Mother Love Bone- The band that Invented Grunge

An insight into the most influential band that you’ve probably never heard of.

Image Credit: James Bland

Before Soundgarden, Alice in Chains and Pearl Jam, there was Mother Love Bone: the band that pioneered a new genre before they met their tragic end.

Forming in 1987, Mother Love Bone were one of the first Seattle-based bands to gather momentum in the alternative metal scene, with elaborate frontman, Andrew Wood, single-handedly bringing a unique, theatrical element to the band.

Typically, the Grunge scene is associated with melancholy, loss and substance abuse. However, this was far from the case for Mother Love Bone. Their camp, high-energy presence was more reminiscent of the infamous glam era than the lacklustre aura of bands such as Nirvana.

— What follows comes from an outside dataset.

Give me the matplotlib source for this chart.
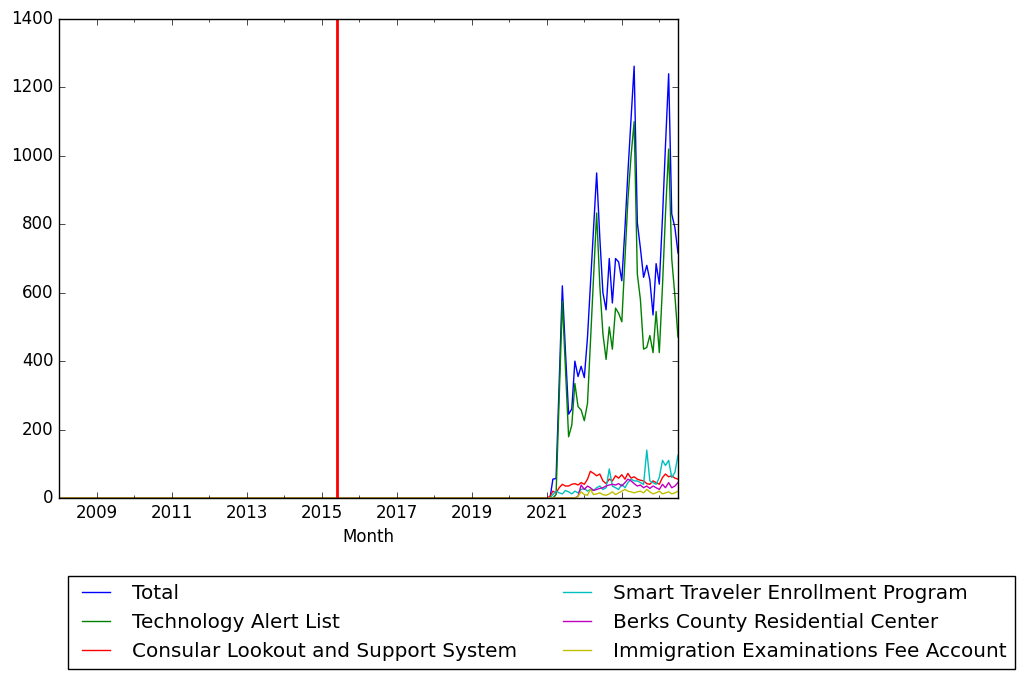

Fronted by former Malfunkshun vocalist, Wood’s light-hearted approach to the scene was a refreshing break from the egocentric nature of the music scene. His charismatic stage presence put Seattle on the map for those who were looking for something more than the arrogant, leather-clad rockstars seen all too frequently at the time.

Influenced by vocalists such as Ronnie James Dio, the band captured something new in their music: an uptempo, danceable sound alongside lyrics that tackled deep-rooted personal battles. With their simplified backing melodies, dominated by powerful vocals that expressed personal turmoil, Mother Love Bone paved the way for all the Grunge bands that were to follow, with vocalists such as Chris Cornell and Layne Staley openly incorporating the same themes in their lyrics.

Despite experiencing a considerable deal of recognition with hits such as ‘Stardog Champion’ and ‘This is Shangrila’, the band had unknowingly had reached the pinnacle of their success before the release of their debut album, Apple

Just days before the release of the album, Wood fatally overdosed on heroin, something the frontman had openly struggled with for a number of years beforehand. The remaining members pushed ahead to release the album, but disbanded shortly after, with members Jeff Ament and Stone Gossard later going on to form Pearl Jam. 

Although the success of Mother Love Bone was abruptly cut short before they could experience the same fame of other bands in the Grunge scene, the impact they left in forming the genre is unquestionable. 

From the iconic mural in their hometown (as pictured above) to the tribute-album by Grunge supergroup, Temple of the Dog, it is undeniable that Andrew Wood and the rest of Mother Love Bone were the pioneers of the genre and galvanised attention towards Seattle as the 1990s approached.  

Regardless of their lack of recognition nowadays, the memory of the band is permanently engrained in the heart of bands such as Screaming Trees, Mudhoney and Mad Season- as well as the more widely recognised bands from that scene. Founding the genre, Mother Love Bone is an essential, staple part of the Seattle music scene and a must-hear for Grunge fans.